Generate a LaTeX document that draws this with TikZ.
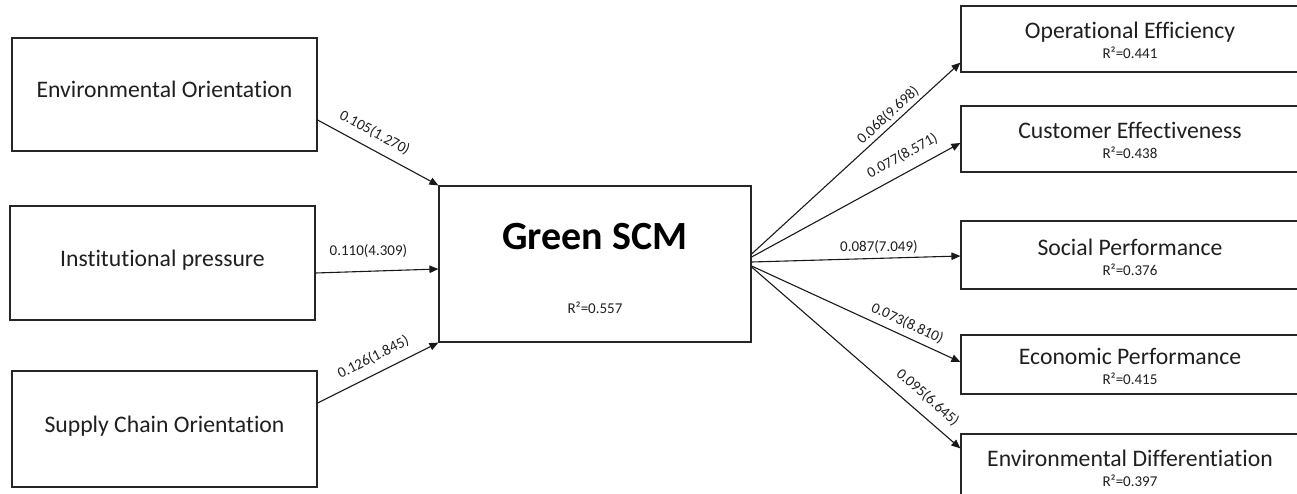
\documentclass[tikz,border=0pt]{standalone}
\usepackage{fontspec}
\setmainfont{Carlito}[Ligatures=NoCommon]
\usetikzlibrary{arrows.meta}
\begin{document}
\begin{tikzpicture}[x=1pt,y=-1pt,
  box/.style={draw=black!85,line width=1.2pt,inner sep=0pt,text=black!88},
  lbox/.style={box,minimum width=305pt,font=\fontsize{23.7}{28}\selectfont,text height=0.64em,text depth=0pt},
  rbox/.style={box,minimum width=338pt},
  ttl/.style={font=\fontsize{23.7}{28}\selectfont,text=black!88,inner sep=0pt,anchor=base},
  rsq/.style={font=\fontsize{15}{18}\selectfont,text=black!88,inner sep=0pt,anchor=base},
  lab/.style={font=\fontsize{15}{18}\selectfont,text=black!88,inner sep=0pt},
  arr/.style={draw=black!90,line width=1.1pt,-{Triangle[length=9pt,width=7.5pt]}}]
\clip (0,0) rectangle (1297,494);
% left boxes
\node[lbox,minimum height=113pt] (env) at (164.5,94.5) {Environmental Orientation};
\node[lbox,minimum height=114pt] (inst) at (162.5,263) {Institutional pressure};
\node[lbox,minimum height=116pt] (sco) at (164.5,429) {Supply Chain Orientation};
% centre
\node[box,minimum width=312pt,minimum height=156pt] (gscm) at (595,264) {};
\node[font=\bfseries\fontsize{40}{48}\selectfont,text=black,inner sep=0pt,anchor=base] (gtitle) at ([yshift=14pt]gscm.center) {Green SCM};
\node[rsq] (gr2) at ([yshift=-49pt]gscm.center) {R²=0.557};
% right boxes
\node[rbox,minimum height=66pt] (oe) at (1130,39) {};
\node[ttl] (oet) at (oe.center) {Operational Efficiency};
\node[rsq] (oer) at ([yshift=-20pt]oe.center) {R²=0.441};
\node[rbox,minimum height=66pt] (ce) at (1130,139) {};
\node[ttl] (cet) at (ce.center) {Customer Effectiveness};
\node[rsq] (cer) at ([yshift=-20pt]ce.center) {R²=0.438};
\node[rbox,minimum height=68pt] (sp) at (1130,255) {};
\node[ttl] (spt) at (sp.center) {Social Performance};
\node[rsq] (spr) at ([yshift=-20pt]sp.center) {R²=0.376};
\node[rbox,minimum height=59pt] (ep) at (1130,364.5) {};
\node[ttl] (ept) at (ep.center) {Economic Performance};
\node[rsq] (epr) at ([yshift=-20pt]ep.center) {R²=0.415};
\node[rbox,minimum height=64pt] (ed) at (1130,466) {};
\node[ttl] (edt) at (ed.center) {Environmental Differentiation};
\node[rsq] (edr) at ([yshift=-20pt]ed.center) {R²=0.397};
% left arrows
\draw[arr] ([yshift=-25.5pt]env.east) -- (gscm.north west)
  node[lab,pos=0.41,sloped,above=9pt] (l1) {0.105(1.270)};
\draw[arr] ([yshift=-10pt]inst.east) -- ([yshift=-5pt]gscm.west)
  node[lab,pos=0.43,above=13pt] (l2) {0.110(4.309)};
\draw[arr] ([yshift=26pt]sco.east) -- (gscm.south west)
  node[lab,pos=0.52,sloped,above=9pt] (l3) {0.126(1.845)};
% right arrows
\draw[arr] ([yshift=10pt]gscm.east) -- ([yshift=10pt]oe.south west)
  node[lab,pos=0.686,sloped,above=3pt] (r1) {0.068(9.698)};
\draw[arr] ([yshift=7pt]gscm.east) -- ([yshift=-4pt]ce.west)
  node[lab,pos=0.76,sloped,above=9.5pt] (r2) {0.077(8.571)};
\draw[arr] ([yshift=2pt]gscm.east) -- ([yshift=-1pt]sp.west)
  node[lab,pos=0.61,above=4pt] (r3) {0.087(7.049)};
\draw[arr] ([yshift=-2pt]gscm.east) -- ([yshift=2.5pt]ep.west)
  node[lab,pos=0.72,sloped,above=6pt] (r4) {0.073(8.810)};
\draw[arr] ([yshift=-3pt]gscm.east) -- ([yshift=-15pt]ed.north west)
  node[lab,pos=0.79,sloped,above=10pt] (r5) {0.095(6.645)};
\end{tikzpicture}
\end{document}
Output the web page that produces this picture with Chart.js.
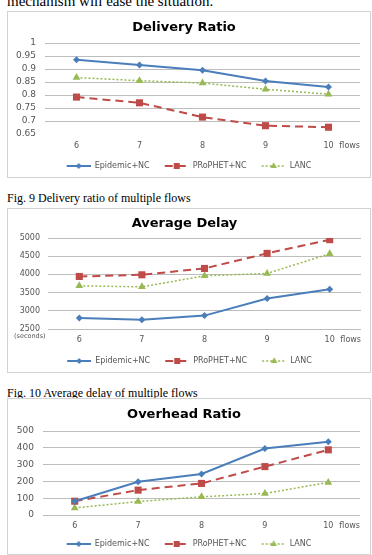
<!DOCTYPE html>
<html><head><meta charset="utf-8">
<script src="https://cdn.jsdelivr.net/npm/chart.js@4/dist/chart.umd.min.js"></script>
<style>
html,body{margin:0;padding:0;background:#fff;width:372px;height:555px;overflow:hidden;position:relative}
.txt{position:absolute;left:7px;font-family:"Liberation Serif","Times New Roman",serif;color:#000;white-space:nowrap;line-height:1;z-index:0}
.box{position:absolute;left:7px;width:364px;border:1px solid #d2d2d2;box-sizing:border-box;background:#fff;z-index:1}
.box canvas{position:absolute;left:0;top:0}
</style></head><body>
<div class="txt" style="top:-5.6px;font-size:15px">mechanism will ease the situation.</div>
<div class="txt" style="top:192px;font-size:12px">Fig. 9 Delivery ratio of multiple flows</div>
<div class="txt" style="top:387px;font-size:12px">Fig. 10 Average delay of multiple flows</div>
<div class="box" style="top:11px;height:167px"><canvas id="c1" width="362" height="165" style="width:362px;height:165px"></canvas></div>
<div class="box" style="top:208px;height:165px"><canvas id="c2" width="362" height="163" style="width:362px;height:163px"></canvas></div>
<div class="box" style="top:398px;height:157px"><canvas id="c3" width="362" height="155" style="width:362px;height:155px"></canvas></div>
<script>
const flows = ['6', '7', '8', '9', '10'];
const seriesNames = ['Epidemic+NC', 'PRoPHET+NC', 'LANC'];
const xUnit = 'flows';

const deliveryEpidemic = [0.936, 0.915, 0.895, 0.854, 0.831];
const deliveryProphet  = [0.792, 0.770, 0.715, 0.682, 0.676];
const deliveryLanc     = [0.867, 0.855, 0.846, 0.822, 0.803];
const deliveryTicks      = [0.65, 0.7, 0.75, 0.8, 0.85, 0.9, 0.95, 1];
const deliveryTickLabels = ['0.65', '0.7', '0.75', '0.8', '0.85', '0.9', '0.95', '1'];

const delayEpidemic = [2803, 2757, 2868, 3336, 3594];
const delayProphet  = [3943, 3989, 4164, 4577, 4954];
const delayLanc     = [3686, 3658, 3961, 4026, 4568];
const delayTicks      = [2500, 3000, 3500, 4000, 4500, 5000];
const delayTickLabels = ['2500', '3000', '3500', '4000', '4500', '5000'];
const delayUnit = '(seconds)';

const overheadEpidemic = [82, 198, 244, 396, 436];
const overheadProphet  = [82, 148, 188, 288, 388];
const overheadLanc     = [42, 80, 108, 128, 194];
const overheadTicks      = [0, 100, 200, 300, 400, 500];
const overheadTickLabels = ['0', '100', '200', '300', '400', '500'];

const BLUE = '#4A7EBB', RED = '#BE4B48', GREEN = '#98B954';
const GRID = '#bdbdbd';
const styles = [
  {color: BLUE, dash: [], width: 2, marker: 'rectRot', radius: 3.5},
  {color: RED, dash: [8, 5], width: 2, marker: 'rect', radius: 5},
  {color: GREEN, dash: [2, 2], width: 1.5, marker: 'triangle', radius: 4.5}
];

function makeSample(st) {
  const c = document.createElement('canvas');
  c.width = 34; c.height = 12;
  const g = c.getContext('2d');
  g.strokeStyle = st.color; g.lineWidth = st.width; g.setLineDash(st.dash);
  g.beginPath(); g.moveTo(10, 6); g.lineTo(34, 6); g.stroke();
  g.setLineDash([]);
  g.fillStyle = st.color;
  Chart.helpers.drawPoint(g, {pointStyle: st.marker, radius: st.radius * 0.85, borderWidth: 0}, 22, 6);
  return c;
}
const samples = styles.map(makeSample);

const unitNote = {
  id: 'unitNote',
  afterDraw(chart, args, opts) {
    if (!opts.text) return;
    const ctx = chart.ctx, y = chart.scales.y;
    ctx.save();
    const tf = Chart.helpers.toFont(y.options.ticks.font);
    ctx.font = tf.string;
    const w = ctx.measureText(String(y.ticks[0].label)).width;
    const cx = y.right - y.options.ticks.padding - w / 2;
    ctx.font = '6.5px "DejaVu Sans"';
    ctx.fillStyle = '#555';
    ctx.textAlign = 'center'; ctx.textBaseline = 'middle';
    ctx.fillText(opts.text, cx, y.getPixelForValue(y.ticks[0].value) + 7);
    ctx.restore();
  }
};

function build(id, cfg) {
  const datasets = cfg.data.map((d, i) => ({
    label: seriesNames[i],
    data: d,
    borderColor: styles[i].color,
    backgroundColor: styles[i].color,
    borderWidth: styles[i].width,
    borderDash: styles[i].dash,
    pointStyle: styles[i].marker,
    pointRadius: styles[i].radius,
    pointBorderWidth: 0,
    tension: 0,
    fill: false
  }));
  const gridColors = cfg.ticks.map((v, i) => (cfg.hideMin && i === 0) ? 'rgba(255,255,255,0)' : GRID);
  return new Chart(document.getElementById(id), {
    type: 'line',
    data: {labels: flows, datasets},
    plugins: cfg.unit ? [unitNote] : [],
    options: {
      responsive: false,
      animation: false,
      layout: {padding: {left: 0, right: cfg.padRight, top: 0, bottom: cfg.padBottom}},
      plugins: {
        title: {display: true, text: cfg.title, color: '#000',
          font: {family: 'DejaVu Sans', weight: 'bold', size: 13},
          padding: {top: cfg.titleTop, bottom: cfg.titleBottom}},
        legend: {position: 'bottom',
          labels: {usePointStyle: true, pointStyleWidth: 34, padding: 5, color: '#555',
            font: {family: 'DejaVu Sans', size: 8},
            generateLabels: chart => chart.data.datasets.map((ds, i) => ({
              text: ds.label, pointStyle: samples[i], fillStyle: 'transparent',
              strokeStyle: 'transparent', lineWidth: 0, hidden: false, datasetIndex: i, fontColor: '#555'
            }))}},
        tooltip: {enabled: false},
        unitNote: {text: cfg.unit || null}
      },
      scales: {
        x: {offset: true,
          grid: {display: false, drawTicks: false},
          border: {display: false},
          title: {display: true, text: xUnit, align: 'end', color: '#555',
            font: {family: 'DejaVu Sans', size: 8}, padding: {top: 0, bottom: cfg.xTitleBottom}},
          ticks: {padding: cfg.xPad, color: '#555', font: {family: 'DejaVu Sans', size: 8}, maxRotation: 0, autoSkip: false},
          afterFit: s => { s.height = cfg.xHeight; }},
        y: {min: cfg.ticks[0], max: cfg.ticks[cfg.ticks.length - 1],
          grid: {display: true, drawOnChartArea: true, drawTicks: false, lineWidth: 1, color: gridColors},
          border: {display: false},
          ticks: {padding: cfg.yPad, color: '#555', font: {family: 'DejaVu Sans', size: cfg.yFont},
            autoSkip: false, callback: (v, i) => cfg.tickLabels[i]},
          afterBuildTicks: s => { s.ticks = cfg.ticks.map(v => ({value: v})); },
          afterFit: s => { s.width = cfg.yWidth; }}
      }
    }
  });
}

build('c1', {title: 'Delivery Ratio', data: [deliveryEpidemic, deliveryProphet, deliveryLanc],
  ticks: deliveryTicks, tickLabels: deliveryTickLabels, hideMin: true,
  padRight: 10, padBottom: -3, titleTop: 7.5, titleBottom: 7.9, xHeight: 23, xPad: 7, xTitleBottom: 6.4,
  yWidth: 37, yPad: 9, yFont: 9});
build('c2', {title: 'Average Delay', data: [delayEpidemic, delayProphet, delayLanc],
  ticks: delayTicks, tickLabels: delayTickLabels, hideMin: false, unit: delayUnit,
  padRight: 9, padBottom: -3, titleTop: 7, titleBottom: 6.4, xHeight: 23, xPad: 6, xTitleBottom: 7.4,
  yWidth: 40, yPad: 8, yFont: 8});
build('c3', {title: 'Overhead Ratio', data: [overheadEpidemic, overheadProphet, overheadLanc],
  ticks: overheadTicks, tickLabels: overheadTickLabels, hideMin: false,
  padRight: 10, padBottom: -4, titleTop: 7.5, titleBottom: 8.9, xHeight: 20, xPad: 6, xTitleBottom: 4.4,
  yWidth: 35, yPad: 9, yFont: 9});
</script>
</body></html>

┄┄┄┄┄┄┄┄┄┄┄┄┄┄┄┄┄┄┄┄

> [AIM OF THE EXERCISE]:
Give the number of lines in the listing above that hold the string "this", with nothing else.

> [EXERCISE OUTPUT]:
2